JD Sports has reported a drop in profits due to heavy promotions and slower than anticipated market growth.
For the financial year to February 1, 2025, the fashion giant reported a 4% dip in profit before tax to £923m and a 0.3% dip in operating profit to £937m.
Total group revenues jumped 10.2% to £11.4bn, but gross margins slipped 20 basis points to 47.8%.
JD Sports said that the first quarter of the new financial year was trading in line with expectations.
Chief executive officer Régis Schultz said: “We increased Group revenue on a constant currency basis by 12% with organic sales growth of c.6%, more than double the market growth, thanks to our strong and agile, multi-brand model.
“We delivered a 48% gross margin, excluding the impact of acquisitions, which was in line with the previous period due to our full price commercial strategy and strong trading discipline in a promotional market.
“We concluded two important acquisitions in our key strategic markets—Hibbett in the US and Courir in Europe—while we continued to invest in our infrastructure and controls environment.
“In constant currency, our operating profit* was ahead of last year and our operating cashflow was over £1.2bn, demonstrating our strong cash generation. We achieved profit before tax and adjusting items of £923m, in line with our January guidance.

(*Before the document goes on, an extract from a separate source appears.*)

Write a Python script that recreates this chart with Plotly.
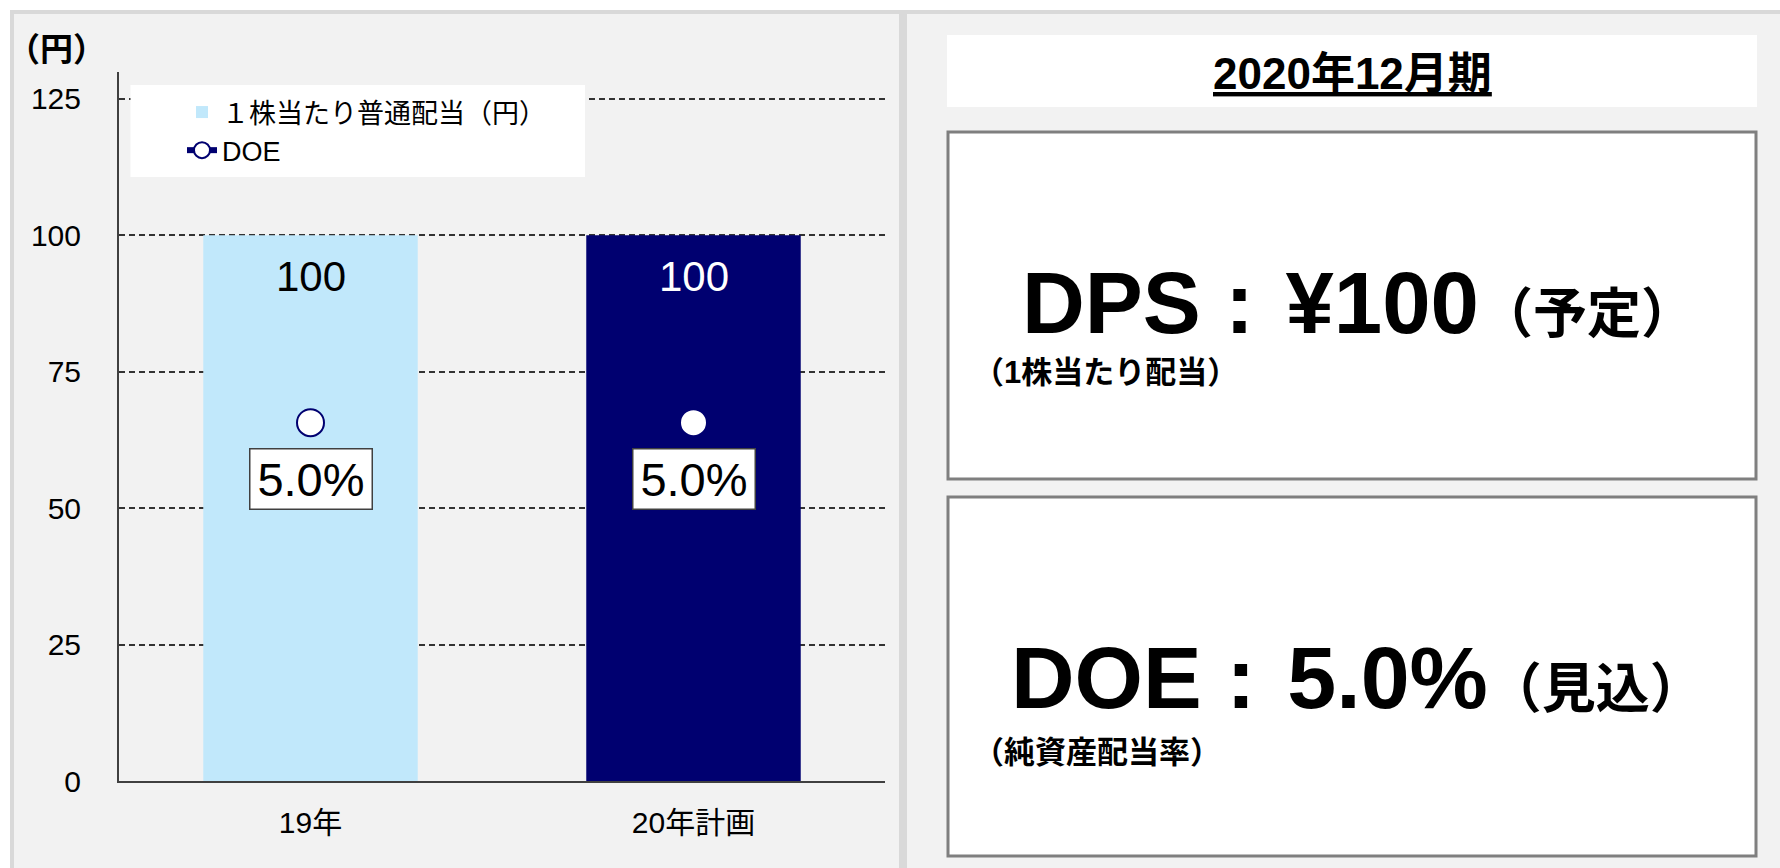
import plotly.graph_objects as go

# ---- data ----
categories = ["19年", "20年計画"]
dps = [100, 100]            # 1株当たり普通配当（円）
doe = [5.0, 5.0]            # DOE (%)
y_ticks = [0, 25, 50, 75, 100, 125]
bar_colors = ["#C1E8FB", "#000070"]
bar_label_colors = ["#000000", "#FFFFFF"]
legend_bar = "１株当たり普通配当（円）"
legend_doe = "DOE"
period_title = "2020年12月期"

W, H = 1780, 868
FONT = "Liberation Sans, Arial, Noto Sans CJK JP, sans-serif"
HAIR = "\u200a"


def px(x):
    return x / W


def py(y):
    return 1 - y / H


fig = go.Figure()

fig.add_trace(go.Bar(
    x=categories, y=dps, name=legend_bar, width=0.56,
    marker=dict(color=bar_colors, line=dict(width=0)),
    legendgroup="a", hoverinfo="skip",
))
fig.add_trace(go.Scatter(
    x=categories, y=doe, yaxis="y2", mode="markers", showlegend=False,
    marker=dict(size=27, color="white", line=dict(color="#000070", width=2)),
    hoverinfo="skip",
))
# legend entry for DOE (line + marker as in the reference legend)
fig.add_trace(go.Scatter(
    x=[None], y=[None], yaxis="y2", mode="lines+markers", name=legend_doe,
    legendgroup="b",
    line=dict(color="#000070", width=6),
    marker=dict(size=16, color="white", line=dict(color="#000070", width=2)),
))

annotations = []
# bar value labels
for c, v, col in zip(categories, dps, bar_label_colors):
    annotations.append(dict(
        x=c, y=v, xref="x", yref="y", text=f"{v:.0f}", showarrow=False,
        yanchor="middle", yshift=-41, font=dict(family=FONT, size=42, color=col),
    ))
# DOE labels in boxes
for c, v in zip(categories, doe):
    annotations.append(dict(
        x=c, y=v, xref="x", yref="y2", text=f"{v:.1f}%", showarrow=False,
        yanchor="middle", yshift=-56, bgcolor="white", bordercolor="#404040",
        borderwidth=1.5, width=121, height=59, borderpad=0,
        font=dict(family=FONT, size=47, color="black"),
    ))
# unit label
annotations.append(dict(
    x=px(57), y=py(47), xref="paper", yref="paper", text="<b>（円）</b>",
    showarrow=False, xanchor="center", yanchor="middle",
    font=dict(family="Noto Sans CJK JP, sans-serif", size=33, color="black"),
))
# right panel texts
annotations.append(dict(
    x=px(1352), y=py(73), xref="paper", yref="paper",
    text=f"<b>{period_title}</b>", showarrow=False,
    xanchor="center", yanchor="middle",
    font=dict(family=FONT, size=44, color="black", lineposition="under"),
))
annotations.append(dict(
    x=px(1020), y=py(302), xref="paper", yref="paper",
    text=f"<b>DPS : {HAIR}¥{dps[-1]}</b><span style='font-size:54px'><b>（予定）</b></span>",
    showarrow=False, xanchor="left", yanchor="middle",
    font=dict(family=FONT, size=87, color="black"),
))
annotations.append(dict(
    x=px(971), y=py(372), xref="paper", yref="paper",
    text="<b>（1株当たり配当）</b>", showarrow=False, xanchor="left", yanchor="middle",
    font=dict(family=FONT, size=31, color="black"),
))
annotations.append(dict(
    x=px(1009), y=py(677), xref="paper", yref="paper",
    text=f"<b>DOE : {HAIR}{doe[-1]:.1f}%</b><span style='font-size:54px'><b>（見込）</b></span>",
    showarrow=False, xanchor="left", yanchor="middle",
    font=dict(family=FONT, size=88, color="black"),
))
annotations.append(dict(
    x=px(971), y=py(752), xref="paper", yref="paper",
    text="<b>（純資産配当率）</b>", showarrow=False, xanchor="left", yanchor="middle",
    font=dict(family=FONT, size=31, color="black"),
))

shapes = [
    # outer frame
    dict(type="rect", xref="paper", yref="paper", x0=px(10), x1=1, y0=0, y1=py(10),
         fillcolor="#D9D9D9", line=dict(width=0), layer="below"),
    # left panel
    dict(type="rect", xref="paper", yref="paper", x0=px(14), x1=px(899), y0=0, y1=py(14),
         fillcolor="#F2F2F2", line=dict(width=0), layer="below"),
    # right panel
    dict(type="rect", xref="paper", yref="paper", x0=px(907), x1=1, y0=0, y1=py(14),
         fillcolor="#F2F2F2", line=dict(width=0), layer="below"),
    # title box
    dict(type="rect", xref="paper", yref="paper", x0=px(947), x1=px(1757), y0=py(107), y1=py(35),
         fillcolor="white", line=dict(width=0), layer="below"),
    # DPS box
    dict(type="rect", xref="paper", yref="paper", x0=px(948), x1=px(1756), y0=py(479), y1=py(132),
         fillcolor="white", line=dict(color="#7F7F7F", width=3), layer="below"),
    # DOE box
    dict(type="rect", xref="paper", yref="paper", x0=px(948), x1=px(1756), y0=py(856), y1=py(497),
         fillcolor="white", line=dict(color="#7F7F7F", width=3), layer="below"),
    # legend background
    dict(type="rect", xref="paper", yref="paper", x0=px(130.5), x1=px(585), y0=py(177), y1=py(85),
         fillcolor="white", line=dict(width=0), layer="above"),
]

fig.update_layout(
    width=W, height=H, margin=dict(l=0, r=0, t=0, b=0, pad=0, autoexpand=False),
    paper_bgcolor="white", plot_bgcolor="rgba(0,0,0,0)",
    font=dict(family=FONT, size=30, color="black"),
    showlegend=True,
    legend=dict(
        x=px(182), y=py(88), xanchor="left", yanchor="top",
        bgcolor="rgba(0,0,0,0)", font=dict(family=FONT, size=27, color="black"),
        tracegroupgap=8, traceorder="normal",
    ),
    xaxis=dict(
        domain=[px(119), px(885)], showline=True, linecolor="#404040", linewidth=2,
        ticks="", tickfont=dict(size=30), ticklabelstandoff=14, showgrid=False,
        fixedrange=True, automargin=False,
    ),
    yaxis=dict(
        domain=[py(781), py(71.5)], range=[0, 130], tickvals=y_ticks,
        showline=True, linecolor="#404040", linewidth=2, ticks="",
        showgrid=True, gridcolor="#333333", gridwidth=1.5, griddash="6px,4px",
        zeroline=False, tickfont=dict(size=30), ticklabelstandoff=30,
        fixedrange=True, automargin=False,
    ),
    yaxis2=dict(
        overlaying="y", range=[0, 9.9], visible=False, showgrid=False,
        fixedrange=True, automargin=False,
    ),
    annotations=annotations,
    shapes=shapes,
)

fig.write_html(
    "out.html",
    config={"displayModeBar": False},
    post_script="document.body.style.margin='0';document.body.style.overflow='hidden';",
)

“In April, we announced we were adapting our strategy to reflect slower anticipated market growth and an increased focus on profitability, leveraging the investments we have made to support our growth in the key markets of North America and Europe, delivering strong cash generation and improving returns to our shareholders.
“Our focus on increasing shareholder returns is demonstrated by paying FY25 dividends of £52m, up 11% on the previous period, and after the period end, the commencement of a £100m share buyback programme.
“Overall trading in the first quarter of the new financial year has been in line with our expectations in a volatile market. Despite this volatility, and uncertainty surrounding the impact of US tariff changes, we look forward into the medium term with confidence that we can continue to outperform the market, improve our profit margin and create significant value for our shareholders.”